2006年、アメリカ、監督:ロン・ハワード、舞台となる地域:イギリス、フランス
宗教学者のラングドン教授と暗号解読官のソフィーが、絵画や彫刻等に隠されたメッセージを手掛かりに、連続殺人事件の謎を解いていく。事件の裏には、イエスがマグダラのマリアと結婚し、子どもをもうけたという教会を揺るがす大スキャンダルが隠されていた。本作の原作となった小説の前書きには、「この小説は真実に基づいている」との記述があり、そのため欧米のキリスト教会では本作に対して反感を抱く人も多かった。
2008年、イスラエル/イタリア/フランス/ドイツ、監督:アモス・ギタイ、舞台となる地域:イスラエル、フランス
タイトルの「撤退」は、2005年にガザ地区からイスラエルが撤退したことを示すものである。その際、すでにガザ地区に入植していたユダヤ人たちもその地を離れなければならなくなった。物語は、イスラエル人の青年ウリが、養父の葬儀でフランスに出掛け、そこで養父の実の娘(ウリの姉にあたる)アナに出会うところから始まる。アナには昔手放した娘がおり、その娘がガザ地区にいることを弁護士から教えられる。弟のウリはガザ地区の警備(ガザ地区からの撤退に反対するユダヤ人を排除)にあたることになっており、アナも彼とともにガザ地区に向かう。そこで彼女は、強固に撤退に反対するユダヤ人の現状を目の当たりにする。
2010年、アメリカ、監督:クリント・イーストウッド、舞台となる地域:アメリカ、フランス、イギリス、タイ
自らの持つ不思議な能力によってかつては霊能者として活躍していながらも、その能力ゆえに苦悶する青年。津波に襲われ死後の世界を垣間見たフランス人女性 ジャーナリスト。双子の兄を事故で失って以来、兄との再会を求めてやまない少年。死や死後の世界という問題に向き合う3人の物語が次第に交差していく様子 を描く。現代人にとって、死や死後世界がどのような意味をもっているのか考える機会を与えてくれる。

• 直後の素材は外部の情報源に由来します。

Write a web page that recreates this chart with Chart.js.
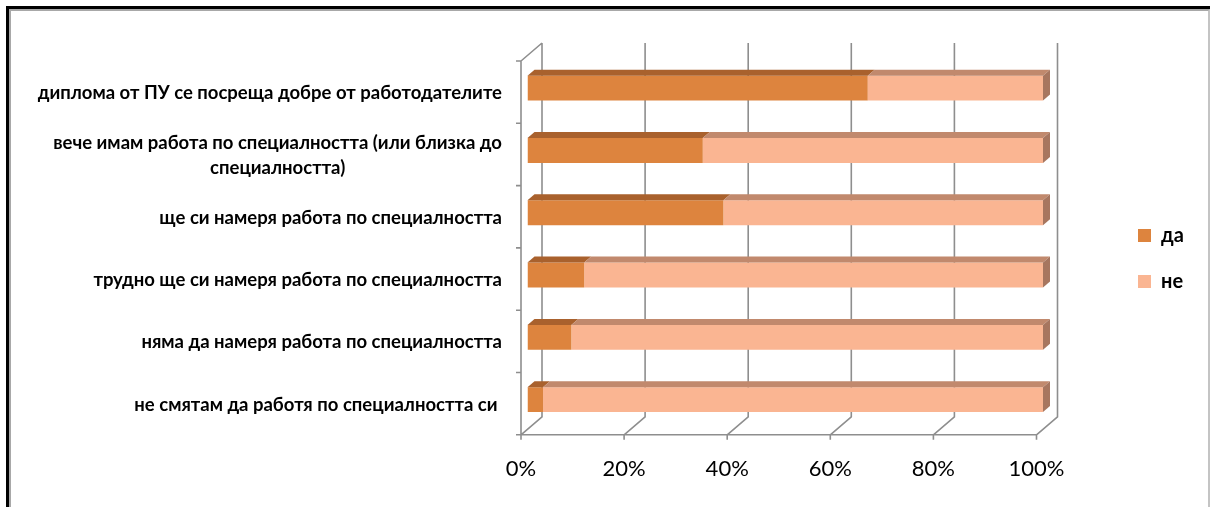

1997年、エジプト/フランス、監督:ユーセフ・シャヒーン、舞台となる地域:フランス、スペイン、エジプト
12世紀、イスラーム支配下のアンダルシアを舞台として、思想の自由を求めて闘った人々の物語。哲学者アベロエスの弟子となった主人公のもとに、聖典の重視、哲学批判、歌舞音曲の忌避を掲げる「セクト」による弾圧と洗脳の危機が迫る。彼は師の思想を守り抜くことが出来るのか。歌と踊りを交えたエジプト映画のもつ娯楽性を取り入れながら物語は展開していく。
2009年、オーストリア/フランス/ドイツ、監督:ジェシカ・ハウスナー、舞台となる地域:フランス
聖母マリアの出現で知られカトリックの有名な巡礼地となってるルルドには、治癒を求めて多くの人が集う。本作では、手足の不自由な主人公の若い女性がルルドを訪れ、その後奇跡的に手足の自由を得る。彼女の身に起こったことを奇蹟であると受け止める人もいれば、なぜ信仰心の薄い彼女にそうした奇蹟が生じたのか、羨望と妬みのまなざしを向ける人もあらわれる。信仰や奇蹟、神の力について考えさせる内容になっている。